A favor do arguido, como reconhecem as instâncias, milita o comportamento anterior ao crime, o facto de não ter antecedentes criminais, a dedicação da sua vida à sua filha e os sentimentos que, no seu lado positivo, a ela o uniam, como descrito nos pontos 18 a 24 e 40 a 43 da matéria de facto.

28. Assim, ponderando os comprovados fatores relevantes para a determinação da pena, nos termos do artigo 71.º do Código Penal, tidos em conta no acórdão recorrido, não se encontra fundamento que justifique um juízo de discordância relativamente à decisão sobre a medida da pena, a qual, na consideração desses fatores, não se mostra fixada em violação dos critérios de proporcionalidade legalmente impostos, em vista da realização das suas finalidades de protecção do bem jurídico protegido e de reintegração (artigo 40.º do Código Penal).

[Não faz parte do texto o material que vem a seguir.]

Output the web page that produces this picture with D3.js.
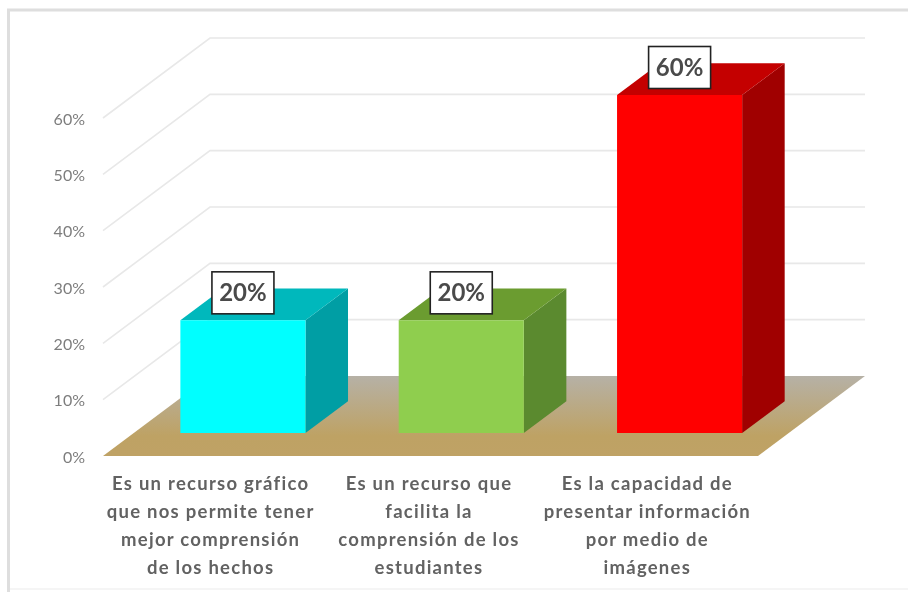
<!DOCTYPE html>
<html><head><meta charset="utf-8">
<script src="https://cdn.jsdelivr.net/npm/d3@7/dist/d3.min.js"></script>
<style>html,body{margin:0;padding:0;background:#fff}svg{display:block;filter:blur(0.7px)}</style>
</head><body><svg id="c" width="908" height="595"></svg>
<script>
const categories = [
  ["Es un recurso gráfico","que nos permite tener","mejor comprensión","de los hechos"],
  ["Es un recurso que","facilita la","comprensión de los","estudiantes"],
  ["Es la capacidad de","presentar información","por medio de","imágenes"]
];
const values = [0.2, 0.2, 0.6];
const frontColors = ["#00ffff", "#8fce4e", "#ff0000"];
const topColors = ["#00b8bc", "#6b9c30", "#c40000"];
const sideColors = ["#009ea4", "#5b8a2f", "#a00000"];
const ticks = [0, 0.1, 0.2, 0.3, 0.4, 0.5, 0.6];

const svg = d3.select("#c");
const y = d3.scaleLinear().domain([0, 0.6]).range([456, 118]);
const x = d3.scaleBand().domain(d3.range(categories.length)).range([103, 758]).paddingInner(0.427).paddingOuter(0.2135);
const dx = d3.scaleLinear().domain([0, 1]).range([0, 107]);
const dy = d3.scaleLinear().domain([0, 1]).range([0, -80]);
const pt = (px, v, d) => [px + dx(d), y(v) + dy(d)];
const line = d3.line();
const poly = pts => line(pts) + "Z";

// chart frame
svg.append("rect").attr("x", 0).attr("y", 0).attr("width", 908).attr("height", 595).attr("fill", "#fff");
svg.append("path").attr("d", "M8.5,592V10H908").attr("fill", "none").attr("stroke", "#dedede").attr("stroke-width", 3);
svg.append("path").attr("d", "M10,589H908").attr("fill", "none").attr("stroke", "#f2f2f2").attr("stroke-width", 1.5);

// gridlines
const [xa, xb] = x.range();
svg.append("g").selectAll("path").data(ticks.slice(1)).join("path")
  .attr("d", t => line([pt(xa, t, 0), pt(xa, t, 1), pt(xb, t, 1)]))
  .attr("fill", "none").attr("stroke", "#e8e8e8").attr("stroke-width", 1.6);

// floor
const defs = svg.append("defs");
const g = defs.append("linearGradient").attr("id", "floor").attr("x1", 0).attr("x2", 0).attr("y1", 0).attr("y2", 1);
g.append("stop").attr("offset", 0).attr("stop-color", "#b6b1a6");
g.append("stop").attr("offset", 0.75).attr("stop-color", "#bea264");
g.append("stop").attr("offset", 1).attr("stop-color", "#bfa265");
svg.append("path").attr("d", poly([pt(xa, 0, 0), pt(xb, 0, 0), pt(xb, 0, 1), pt(xa, 0, 1)])).attr("fill", "url(#floor)");

// bars
const d0 = 0.2875, d1 = 0.685;
const bars = svg.append("g").selectAll("g").data(values).join("g");
bars.append("path").attr("fill", (v, i) => sideColors[i])
  .attr("d", (v, i) => { const r = x(i) + x.bandwidth(); return poly([pt(r, 0, d0), pt(r, v, d0), pt(r, v, d1), pt(r, 0, d1)]); });
bars.append("path").attr("fill", (v, i) => topColors[i])
  .attr("d", (v, i) => { const l = x(i), r = l + x.bandwidth(); return poly([pt(l, v, d0), pt(r, v, d0), pt(r, v, d1), pt(l, v, d1)]); });
bars.append("path").attr("fill", (v, i) => frontColors[i])
  .attr("d", (v, i) => { const l = x(i), r = l + x.bandwidth(); return poly([pt(l, 0, d0), pt(r, 0, d0), pt(r, v, d0), pt(l, v, d0)]); });

// data labels
const lab = svg.append("g").selectAll("g").data(values).join("g")
  .attr("transform", (v, i) => {
    const p = pt(x(i) + x.bandwidth() / 2, v, d0);
    return `translate(${p[0]},${p[1] - 27.5})`;
  });
lab.append("rect").attr("x", -31).attr("y", -21).attr("width", 62).attr("height", 42)
  .attr("fill", "#fff").attr("stroke", "#222").attr("stroke-width", 1.6);
lab.append("text").attr("text-anchor", "middle").attr("dy", "0.35em")
  .attr("font-family", "Lato").attr("font-weight", 700).attr("font-size", 24).attr("fill", "#4a4a4a")
  .text(v => d3.format(".0%")(v));

// y axis
const axis = svg.append("g").attr("transform", "translate(85,1)")
  .call(d3.axisLeft(y).tickValues(ticks).tickFormat(d3.format(".0%")).tickSize(0).tickPadding(0));
axis.select(".domain").remove();
axis.selectAll("text").attr("font-family", "Lato").attr("font-size", 16).attr("fill", "#7d7d7d");

// category labels
const cat = svg.append("g").selectAll("text").data(categories).join("text")
  .attr("text-anchor", "middle").attr("font-family", "Lato").attr("font-weight", 700)
  .attr("font-size", 18.5).attr("fill", "#626262").attr("letter-spacing", 1.25);
cat.each(function (lines, i) {
  d3.select(this).selectAll("tspan").data(lines).join("tspan")
    .attr("x", x(i) + x.bandwidth() / 2 - 1.5)
    .attr("y", (l, j) => 490 + j * 28)
    .text(l => l);
});
</script></body></html>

Pelo que improcede também o recurso nesta parte.

Quanto a custas

29. De acordo com o disposto no artigo 513.º do CPP (responsabilidade do arguido por custas), só há lugar ao pagamento da taxa de justiça quando ocorra condenação em 1.ª instância e decaimento total em qualquer recurso. A taxa de justiça é fixada entre 5 e 10 UC, tendo em conta a complexidade do recurso, de acordo com a tabela III anexa ao Regulamento das Custas Processuais.

III. Decisão

30. Pelo exposto, acorda-se na Secção Criminal do Supremo Tribunal de Justiça em julgar improcedente o recurso do arguido AA, mantendo-se a decisão recorrida.

Custas pelo recorrente, fixando-se a taxa de justiça em 5 UC.


Supremo Tribunal de Justiça, 29 de junho de 2023.